→ PROBLEM TO SOLVE: Look for the line containing "Write the matplotlib code for this chart." and the line containing "plt.rcParams['font.family'] = ['Inter', 'DejaVu" in the entries below. Copy those two and all lines between them exactly, leaving out pictures.

→ EXTRACTED ENTRIES:
□ □ □ □ □ □ □

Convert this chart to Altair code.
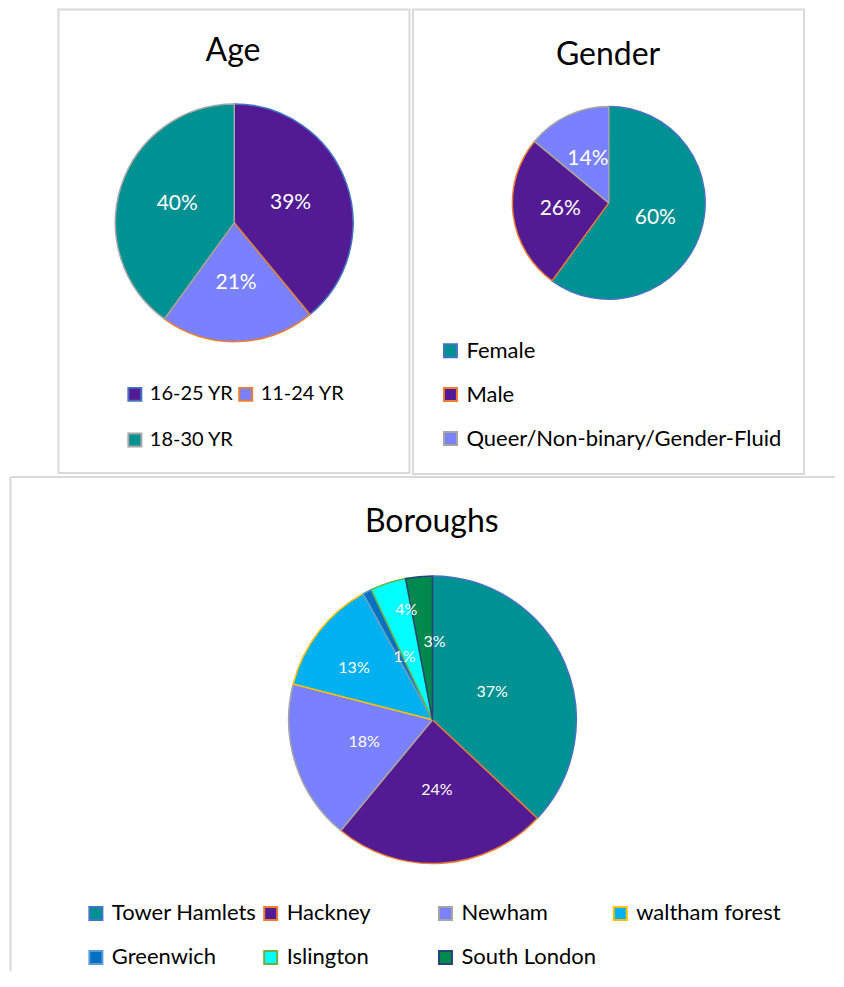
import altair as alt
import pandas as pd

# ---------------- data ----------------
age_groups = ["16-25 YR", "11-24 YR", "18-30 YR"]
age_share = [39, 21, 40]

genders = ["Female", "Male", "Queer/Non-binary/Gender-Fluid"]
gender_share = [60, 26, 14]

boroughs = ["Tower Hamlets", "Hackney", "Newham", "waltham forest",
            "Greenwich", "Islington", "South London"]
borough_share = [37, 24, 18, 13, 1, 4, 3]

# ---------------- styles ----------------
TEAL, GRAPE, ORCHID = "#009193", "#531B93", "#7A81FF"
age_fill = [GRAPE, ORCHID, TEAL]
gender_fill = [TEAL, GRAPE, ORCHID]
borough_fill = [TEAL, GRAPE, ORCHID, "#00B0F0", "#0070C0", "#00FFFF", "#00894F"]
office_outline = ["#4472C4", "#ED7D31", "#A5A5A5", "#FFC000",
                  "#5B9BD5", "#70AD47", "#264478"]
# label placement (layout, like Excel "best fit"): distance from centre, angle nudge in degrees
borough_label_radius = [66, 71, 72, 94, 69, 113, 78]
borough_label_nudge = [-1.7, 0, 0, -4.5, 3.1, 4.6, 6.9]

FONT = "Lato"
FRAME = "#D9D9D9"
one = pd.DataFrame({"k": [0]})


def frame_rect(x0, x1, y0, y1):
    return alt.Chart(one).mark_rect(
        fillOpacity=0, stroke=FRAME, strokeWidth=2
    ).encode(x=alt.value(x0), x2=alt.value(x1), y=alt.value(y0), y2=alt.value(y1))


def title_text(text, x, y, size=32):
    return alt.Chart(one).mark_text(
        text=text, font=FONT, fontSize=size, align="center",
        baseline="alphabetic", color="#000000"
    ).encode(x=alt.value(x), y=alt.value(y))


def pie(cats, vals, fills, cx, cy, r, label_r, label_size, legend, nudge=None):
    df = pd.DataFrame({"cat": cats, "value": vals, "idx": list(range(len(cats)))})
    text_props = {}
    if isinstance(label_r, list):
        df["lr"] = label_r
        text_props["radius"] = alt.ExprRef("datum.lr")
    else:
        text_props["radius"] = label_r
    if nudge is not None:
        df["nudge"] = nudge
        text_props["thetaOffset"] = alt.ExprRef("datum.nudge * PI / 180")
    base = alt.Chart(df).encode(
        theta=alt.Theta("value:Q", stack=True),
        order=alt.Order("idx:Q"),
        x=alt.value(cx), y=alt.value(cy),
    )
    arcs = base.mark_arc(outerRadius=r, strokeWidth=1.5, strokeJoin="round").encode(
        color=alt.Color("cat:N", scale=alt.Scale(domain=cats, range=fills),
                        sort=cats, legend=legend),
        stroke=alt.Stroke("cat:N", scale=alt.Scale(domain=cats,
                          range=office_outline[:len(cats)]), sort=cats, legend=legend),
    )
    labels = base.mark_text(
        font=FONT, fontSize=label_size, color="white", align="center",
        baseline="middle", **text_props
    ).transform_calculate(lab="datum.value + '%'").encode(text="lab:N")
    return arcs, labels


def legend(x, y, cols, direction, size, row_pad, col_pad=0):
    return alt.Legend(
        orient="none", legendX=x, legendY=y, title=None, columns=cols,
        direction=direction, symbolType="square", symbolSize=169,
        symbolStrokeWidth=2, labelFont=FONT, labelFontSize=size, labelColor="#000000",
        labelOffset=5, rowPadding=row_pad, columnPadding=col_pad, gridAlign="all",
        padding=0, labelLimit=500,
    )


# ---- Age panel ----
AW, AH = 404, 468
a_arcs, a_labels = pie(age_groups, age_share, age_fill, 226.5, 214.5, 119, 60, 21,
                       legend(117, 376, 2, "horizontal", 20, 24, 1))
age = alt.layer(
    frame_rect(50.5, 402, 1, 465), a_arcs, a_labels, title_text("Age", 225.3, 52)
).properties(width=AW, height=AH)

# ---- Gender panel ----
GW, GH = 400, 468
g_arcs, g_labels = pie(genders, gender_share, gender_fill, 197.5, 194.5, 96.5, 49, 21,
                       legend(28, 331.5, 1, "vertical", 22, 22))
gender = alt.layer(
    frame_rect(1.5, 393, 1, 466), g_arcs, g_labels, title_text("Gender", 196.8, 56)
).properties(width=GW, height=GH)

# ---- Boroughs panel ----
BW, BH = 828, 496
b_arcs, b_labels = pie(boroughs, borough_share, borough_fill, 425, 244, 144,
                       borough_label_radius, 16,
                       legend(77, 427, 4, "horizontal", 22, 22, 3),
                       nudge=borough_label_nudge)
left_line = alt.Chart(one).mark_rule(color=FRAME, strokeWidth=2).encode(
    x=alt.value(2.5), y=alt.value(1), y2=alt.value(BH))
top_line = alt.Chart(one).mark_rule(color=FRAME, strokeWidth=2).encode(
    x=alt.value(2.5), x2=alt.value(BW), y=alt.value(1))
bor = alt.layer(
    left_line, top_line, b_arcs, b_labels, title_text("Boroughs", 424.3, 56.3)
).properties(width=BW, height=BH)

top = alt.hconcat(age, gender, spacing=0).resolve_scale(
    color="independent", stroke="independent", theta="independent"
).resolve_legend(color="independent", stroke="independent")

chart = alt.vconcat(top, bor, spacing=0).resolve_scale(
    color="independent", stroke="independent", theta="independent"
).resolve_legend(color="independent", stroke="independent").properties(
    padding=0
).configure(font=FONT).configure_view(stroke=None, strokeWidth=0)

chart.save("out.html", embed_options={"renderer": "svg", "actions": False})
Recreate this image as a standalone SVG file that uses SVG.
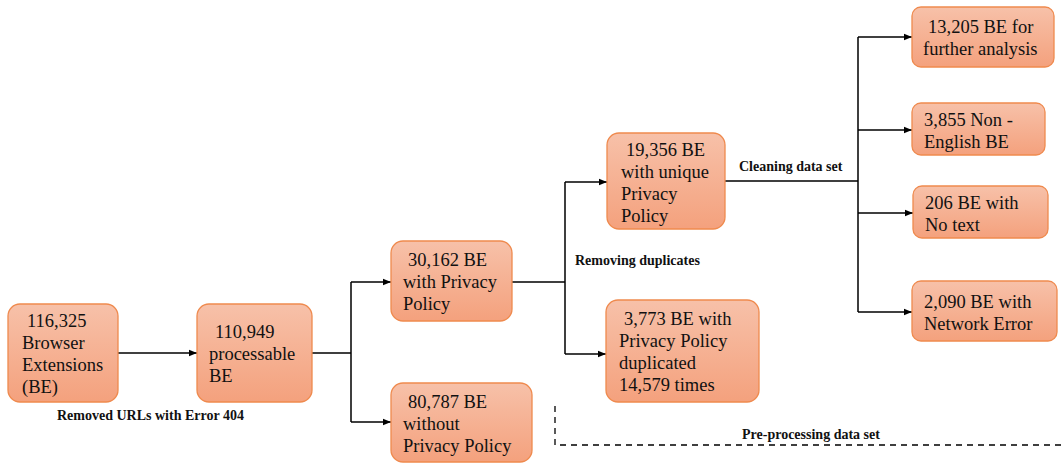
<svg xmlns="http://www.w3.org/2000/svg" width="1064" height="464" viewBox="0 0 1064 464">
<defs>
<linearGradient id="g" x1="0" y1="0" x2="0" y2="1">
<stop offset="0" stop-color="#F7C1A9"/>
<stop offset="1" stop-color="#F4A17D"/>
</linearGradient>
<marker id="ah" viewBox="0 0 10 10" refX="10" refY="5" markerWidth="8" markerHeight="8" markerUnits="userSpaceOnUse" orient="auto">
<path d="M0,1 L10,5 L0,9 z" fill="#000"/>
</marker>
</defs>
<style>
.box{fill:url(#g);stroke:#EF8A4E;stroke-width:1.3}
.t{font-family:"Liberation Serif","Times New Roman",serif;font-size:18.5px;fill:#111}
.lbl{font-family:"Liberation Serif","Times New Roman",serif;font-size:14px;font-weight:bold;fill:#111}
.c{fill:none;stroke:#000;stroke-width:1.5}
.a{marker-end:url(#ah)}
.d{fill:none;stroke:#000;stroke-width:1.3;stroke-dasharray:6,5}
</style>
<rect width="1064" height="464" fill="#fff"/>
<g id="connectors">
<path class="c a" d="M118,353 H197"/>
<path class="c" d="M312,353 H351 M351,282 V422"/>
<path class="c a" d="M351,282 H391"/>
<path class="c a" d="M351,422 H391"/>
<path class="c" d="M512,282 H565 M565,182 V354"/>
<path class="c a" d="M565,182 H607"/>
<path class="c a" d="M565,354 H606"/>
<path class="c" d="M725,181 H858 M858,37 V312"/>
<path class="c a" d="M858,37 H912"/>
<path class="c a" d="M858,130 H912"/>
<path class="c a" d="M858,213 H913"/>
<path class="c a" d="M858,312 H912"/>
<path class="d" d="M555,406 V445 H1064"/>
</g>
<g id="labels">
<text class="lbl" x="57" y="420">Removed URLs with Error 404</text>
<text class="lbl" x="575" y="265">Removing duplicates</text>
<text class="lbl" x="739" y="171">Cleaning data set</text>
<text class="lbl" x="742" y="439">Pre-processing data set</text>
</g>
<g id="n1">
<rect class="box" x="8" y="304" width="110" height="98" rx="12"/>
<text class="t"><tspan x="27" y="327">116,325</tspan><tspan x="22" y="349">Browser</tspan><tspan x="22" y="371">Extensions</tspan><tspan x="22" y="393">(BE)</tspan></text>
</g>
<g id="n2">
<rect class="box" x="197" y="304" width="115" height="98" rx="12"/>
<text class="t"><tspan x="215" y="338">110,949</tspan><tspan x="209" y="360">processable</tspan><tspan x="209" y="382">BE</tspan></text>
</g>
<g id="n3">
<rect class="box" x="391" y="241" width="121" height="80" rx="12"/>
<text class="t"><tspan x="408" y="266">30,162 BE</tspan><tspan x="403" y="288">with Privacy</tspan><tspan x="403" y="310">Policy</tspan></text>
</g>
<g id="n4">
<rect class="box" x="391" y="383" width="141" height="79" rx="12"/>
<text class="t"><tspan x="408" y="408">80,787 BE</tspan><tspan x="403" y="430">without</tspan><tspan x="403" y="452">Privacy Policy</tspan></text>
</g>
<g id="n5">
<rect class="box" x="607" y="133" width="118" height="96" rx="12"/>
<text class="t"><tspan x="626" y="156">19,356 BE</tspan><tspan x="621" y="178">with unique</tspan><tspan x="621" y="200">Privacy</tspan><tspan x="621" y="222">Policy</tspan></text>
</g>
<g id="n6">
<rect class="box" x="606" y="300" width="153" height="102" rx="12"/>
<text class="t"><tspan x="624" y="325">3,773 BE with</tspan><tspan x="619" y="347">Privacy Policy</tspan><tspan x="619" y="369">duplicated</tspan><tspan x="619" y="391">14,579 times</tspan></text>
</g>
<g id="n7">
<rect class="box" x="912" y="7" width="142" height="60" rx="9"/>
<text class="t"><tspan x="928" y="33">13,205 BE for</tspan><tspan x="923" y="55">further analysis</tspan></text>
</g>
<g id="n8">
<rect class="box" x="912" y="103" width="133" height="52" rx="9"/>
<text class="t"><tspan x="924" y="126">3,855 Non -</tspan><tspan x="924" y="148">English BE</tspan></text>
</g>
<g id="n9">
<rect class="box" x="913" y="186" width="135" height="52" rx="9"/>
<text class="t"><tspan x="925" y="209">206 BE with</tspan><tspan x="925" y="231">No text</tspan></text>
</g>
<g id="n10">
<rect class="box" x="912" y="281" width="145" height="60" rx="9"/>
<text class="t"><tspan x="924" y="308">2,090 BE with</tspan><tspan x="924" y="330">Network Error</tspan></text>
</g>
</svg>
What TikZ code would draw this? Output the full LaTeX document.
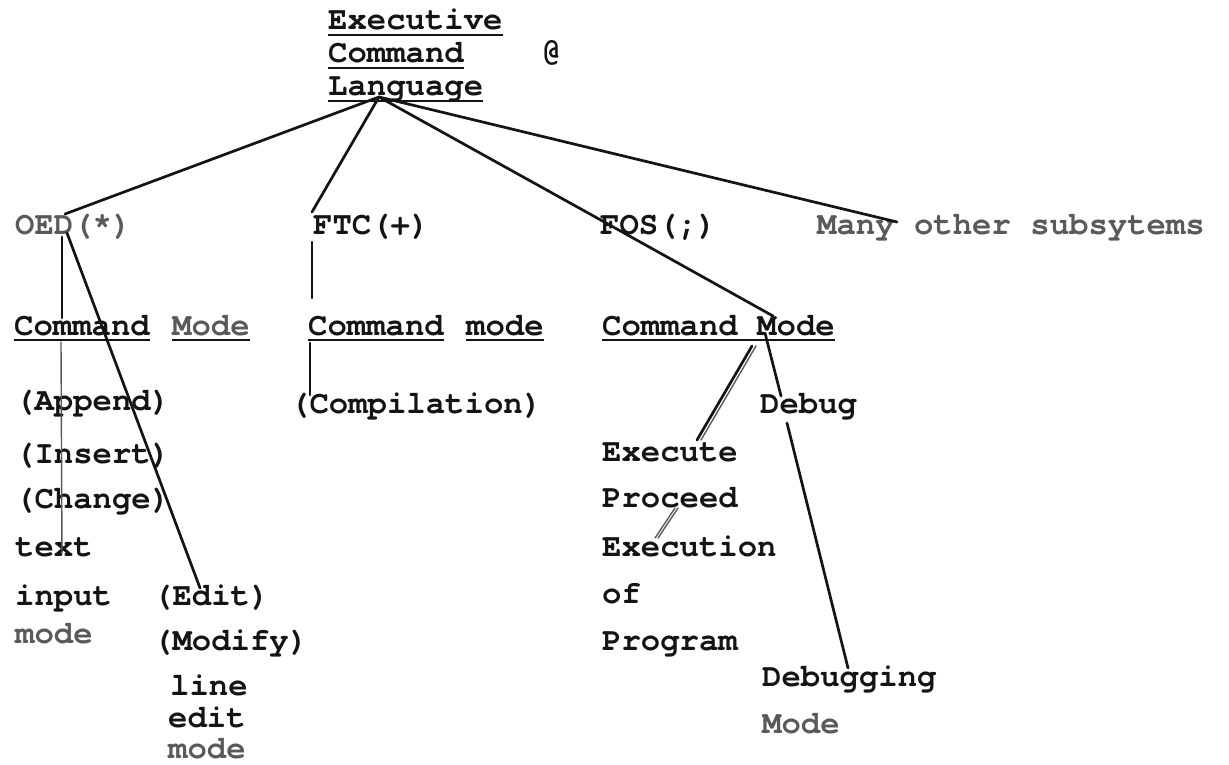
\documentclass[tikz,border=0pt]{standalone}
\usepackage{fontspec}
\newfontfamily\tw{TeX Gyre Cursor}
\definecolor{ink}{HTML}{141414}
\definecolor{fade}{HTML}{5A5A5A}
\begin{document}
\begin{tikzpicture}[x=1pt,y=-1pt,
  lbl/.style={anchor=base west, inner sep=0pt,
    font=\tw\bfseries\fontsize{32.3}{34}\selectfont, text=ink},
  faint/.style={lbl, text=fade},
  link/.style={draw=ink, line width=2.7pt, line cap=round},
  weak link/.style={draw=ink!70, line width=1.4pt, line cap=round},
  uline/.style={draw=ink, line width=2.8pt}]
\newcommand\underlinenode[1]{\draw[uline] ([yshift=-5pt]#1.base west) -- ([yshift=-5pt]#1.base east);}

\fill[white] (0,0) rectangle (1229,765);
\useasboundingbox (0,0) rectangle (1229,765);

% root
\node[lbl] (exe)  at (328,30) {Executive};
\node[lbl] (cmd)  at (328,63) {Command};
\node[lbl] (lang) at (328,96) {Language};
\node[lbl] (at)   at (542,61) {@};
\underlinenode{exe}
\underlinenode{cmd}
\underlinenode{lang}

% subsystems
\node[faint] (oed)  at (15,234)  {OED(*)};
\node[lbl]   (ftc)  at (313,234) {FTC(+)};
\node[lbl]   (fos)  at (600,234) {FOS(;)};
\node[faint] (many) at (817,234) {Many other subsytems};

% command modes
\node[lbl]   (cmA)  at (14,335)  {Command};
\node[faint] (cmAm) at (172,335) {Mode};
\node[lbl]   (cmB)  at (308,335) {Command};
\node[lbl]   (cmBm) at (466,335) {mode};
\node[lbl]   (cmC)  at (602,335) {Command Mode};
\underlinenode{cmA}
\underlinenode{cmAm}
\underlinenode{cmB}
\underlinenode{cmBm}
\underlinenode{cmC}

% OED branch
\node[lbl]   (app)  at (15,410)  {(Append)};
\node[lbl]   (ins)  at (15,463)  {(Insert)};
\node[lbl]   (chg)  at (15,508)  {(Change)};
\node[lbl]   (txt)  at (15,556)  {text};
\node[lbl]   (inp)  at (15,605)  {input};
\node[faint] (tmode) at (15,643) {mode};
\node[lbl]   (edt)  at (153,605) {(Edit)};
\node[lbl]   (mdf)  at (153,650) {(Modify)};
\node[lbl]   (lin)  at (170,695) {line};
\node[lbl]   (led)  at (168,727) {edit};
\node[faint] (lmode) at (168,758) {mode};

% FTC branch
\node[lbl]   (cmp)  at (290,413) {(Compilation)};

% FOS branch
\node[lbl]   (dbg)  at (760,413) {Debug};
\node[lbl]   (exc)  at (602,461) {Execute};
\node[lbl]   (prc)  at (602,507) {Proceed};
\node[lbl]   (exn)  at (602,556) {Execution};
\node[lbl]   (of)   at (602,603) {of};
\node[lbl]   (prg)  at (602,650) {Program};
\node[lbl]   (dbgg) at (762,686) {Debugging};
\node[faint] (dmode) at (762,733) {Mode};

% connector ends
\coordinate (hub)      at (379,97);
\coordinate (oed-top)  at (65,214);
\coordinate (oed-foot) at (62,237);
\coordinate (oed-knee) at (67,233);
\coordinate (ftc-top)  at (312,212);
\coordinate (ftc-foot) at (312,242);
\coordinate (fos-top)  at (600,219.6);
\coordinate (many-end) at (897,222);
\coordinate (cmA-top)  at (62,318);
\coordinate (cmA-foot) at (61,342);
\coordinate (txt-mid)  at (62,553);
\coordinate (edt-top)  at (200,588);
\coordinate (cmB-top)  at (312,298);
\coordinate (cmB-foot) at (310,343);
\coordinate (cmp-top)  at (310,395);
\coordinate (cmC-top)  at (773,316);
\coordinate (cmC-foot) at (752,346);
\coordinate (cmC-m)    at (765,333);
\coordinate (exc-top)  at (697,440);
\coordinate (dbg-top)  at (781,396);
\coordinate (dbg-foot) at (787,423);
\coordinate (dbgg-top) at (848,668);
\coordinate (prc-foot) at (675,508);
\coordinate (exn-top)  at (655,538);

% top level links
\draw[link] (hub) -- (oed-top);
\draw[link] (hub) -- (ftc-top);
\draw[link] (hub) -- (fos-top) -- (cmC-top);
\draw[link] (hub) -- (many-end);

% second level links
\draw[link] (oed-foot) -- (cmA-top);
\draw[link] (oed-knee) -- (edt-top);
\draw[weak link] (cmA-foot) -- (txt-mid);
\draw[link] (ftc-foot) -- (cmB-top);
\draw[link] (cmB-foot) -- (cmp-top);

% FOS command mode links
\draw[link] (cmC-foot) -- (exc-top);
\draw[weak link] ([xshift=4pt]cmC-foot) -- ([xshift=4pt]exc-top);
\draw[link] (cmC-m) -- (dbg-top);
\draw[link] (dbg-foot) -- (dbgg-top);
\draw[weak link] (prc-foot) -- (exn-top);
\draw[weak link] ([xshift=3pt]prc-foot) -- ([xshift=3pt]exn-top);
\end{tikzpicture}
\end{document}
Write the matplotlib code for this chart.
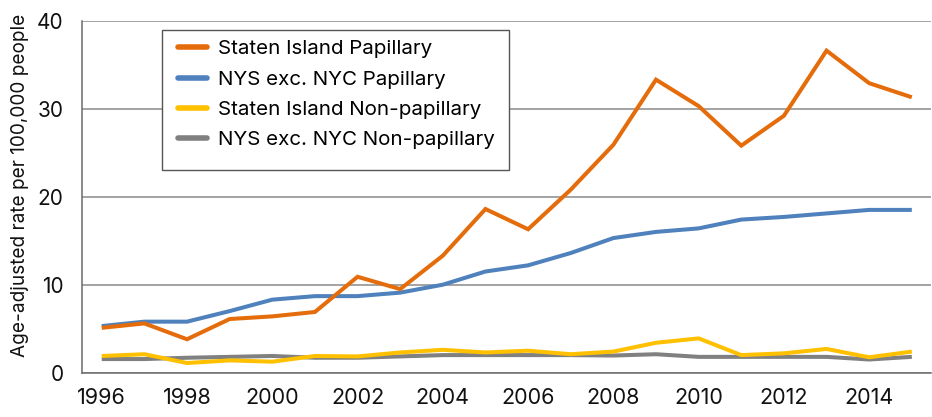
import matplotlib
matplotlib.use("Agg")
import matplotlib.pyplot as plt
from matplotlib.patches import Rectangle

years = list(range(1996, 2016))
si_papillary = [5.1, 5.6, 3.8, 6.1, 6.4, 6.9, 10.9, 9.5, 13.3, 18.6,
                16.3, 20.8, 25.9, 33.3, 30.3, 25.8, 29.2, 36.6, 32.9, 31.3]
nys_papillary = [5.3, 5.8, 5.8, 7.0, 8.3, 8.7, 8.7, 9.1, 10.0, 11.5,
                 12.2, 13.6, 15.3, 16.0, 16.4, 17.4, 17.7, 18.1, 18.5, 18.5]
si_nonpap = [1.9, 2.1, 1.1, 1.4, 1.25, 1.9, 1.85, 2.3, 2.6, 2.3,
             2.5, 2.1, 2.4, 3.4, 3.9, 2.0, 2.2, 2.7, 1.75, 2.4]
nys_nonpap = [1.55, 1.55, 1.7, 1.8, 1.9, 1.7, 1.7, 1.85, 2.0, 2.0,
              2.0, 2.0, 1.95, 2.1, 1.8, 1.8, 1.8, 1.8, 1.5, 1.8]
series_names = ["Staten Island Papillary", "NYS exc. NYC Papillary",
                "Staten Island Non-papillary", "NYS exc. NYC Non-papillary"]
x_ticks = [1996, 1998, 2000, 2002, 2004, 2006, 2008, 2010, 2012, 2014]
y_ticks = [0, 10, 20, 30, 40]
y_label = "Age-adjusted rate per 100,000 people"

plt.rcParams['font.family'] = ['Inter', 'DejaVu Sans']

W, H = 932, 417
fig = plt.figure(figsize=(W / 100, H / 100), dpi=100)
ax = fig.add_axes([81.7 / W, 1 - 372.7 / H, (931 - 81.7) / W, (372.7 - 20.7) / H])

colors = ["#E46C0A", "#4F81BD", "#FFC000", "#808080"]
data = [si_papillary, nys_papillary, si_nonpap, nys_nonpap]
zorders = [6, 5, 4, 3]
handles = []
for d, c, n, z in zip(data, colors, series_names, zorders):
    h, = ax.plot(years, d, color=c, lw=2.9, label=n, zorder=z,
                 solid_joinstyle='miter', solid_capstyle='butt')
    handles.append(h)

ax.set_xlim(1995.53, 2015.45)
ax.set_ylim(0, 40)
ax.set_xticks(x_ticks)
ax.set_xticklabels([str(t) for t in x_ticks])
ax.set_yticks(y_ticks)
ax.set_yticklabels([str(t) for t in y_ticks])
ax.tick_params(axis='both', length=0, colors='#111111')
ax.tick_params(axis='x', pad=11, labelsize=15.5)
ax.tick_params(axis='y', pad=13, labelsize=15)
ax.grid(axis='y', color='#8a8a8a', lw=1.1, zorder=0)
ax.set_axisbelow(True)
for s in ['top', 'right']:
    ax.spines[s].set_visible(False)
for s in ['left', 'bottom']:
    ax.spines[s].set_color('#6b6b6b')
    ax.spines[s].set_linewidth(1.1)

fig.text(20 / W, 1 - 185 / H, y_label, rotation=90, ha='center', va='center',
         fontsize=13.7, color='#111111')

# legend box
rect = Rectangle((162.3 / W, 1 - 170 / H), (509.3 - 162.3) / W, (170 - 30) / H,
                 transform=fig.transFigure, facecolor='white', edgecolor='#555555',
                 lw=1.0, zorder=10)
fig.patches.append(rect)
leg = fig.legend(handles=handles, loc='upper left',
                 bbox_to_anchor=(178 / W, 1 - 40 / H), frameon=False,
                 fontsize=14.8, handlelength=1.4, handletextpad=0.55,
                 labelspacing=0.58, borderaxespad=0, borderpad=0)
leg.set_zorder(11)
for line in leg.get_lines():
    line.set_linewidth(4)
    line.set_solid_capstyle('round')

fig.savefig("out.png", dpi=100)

□ □ □ □ □ □ □

→ REPLY TO THE TASK:
Write the matplotlib code for this chart.
import matplotlib
matplotlib.use("Agg")
import matplotlib.pyplot as plt
from matplotlib.patches import Rectangle

years = list(range(1996, 2016))
si_papillary = [5.1, 5.6, 3.8, 6.1, 6.4, 6.9, 10.9, 9.5, 13.3, 18.6,
                16.3, 20.8, 25.9, 33.3, 30.3, 25.8, 29.2, 36.6, 32.9, 31.3]
nys_papillary = [5.3, 5.8, 5.8, 7.0, 8.3, 8.7, 8.7, 9.1, 10.0, 11.5,
                 12.2, 13.6, 15.3, 16.0, 16.4, 17.4, 17.7, 18.1, 18.5, 18.5]
si_nonpap = [1.9, 2.1, 1.1, 1.4, 1.25, 1.9, 1.85, 2.3, 2.6, 2.3,
             2.5, 2.1, 2.4, 3.4, 3.9, 2.0, 2.2, 2.7, 1.75, 2.4]
nys_nonpap = [1.55, 1.55, 1.7, 1.8, 1.9, 1.7, 1.7, 1.85, 2.0, 2.0,
              2.0, 2.0, 1.95, 2.1, 1.8, 1.8, 1.8, 1.8, 1.5, 1.8]
series_names = ["Staten Island Papillary", "NYS exc. NYC Papillary",
                "Staten Island Non-papillary", "NYS exc. NYC Non-papillary"]
x_ticks = [1996, 1998, 2000, 2002, 2004, 2006, 2008, 2010, 2012, 2014]
y_ticks = [0, 10, 20, 30, 40]
y_label = "Age-adjusted rate per 100,000 people"

plt.rcParams['font.family'] = ['Inter', 'DejaVu Sans']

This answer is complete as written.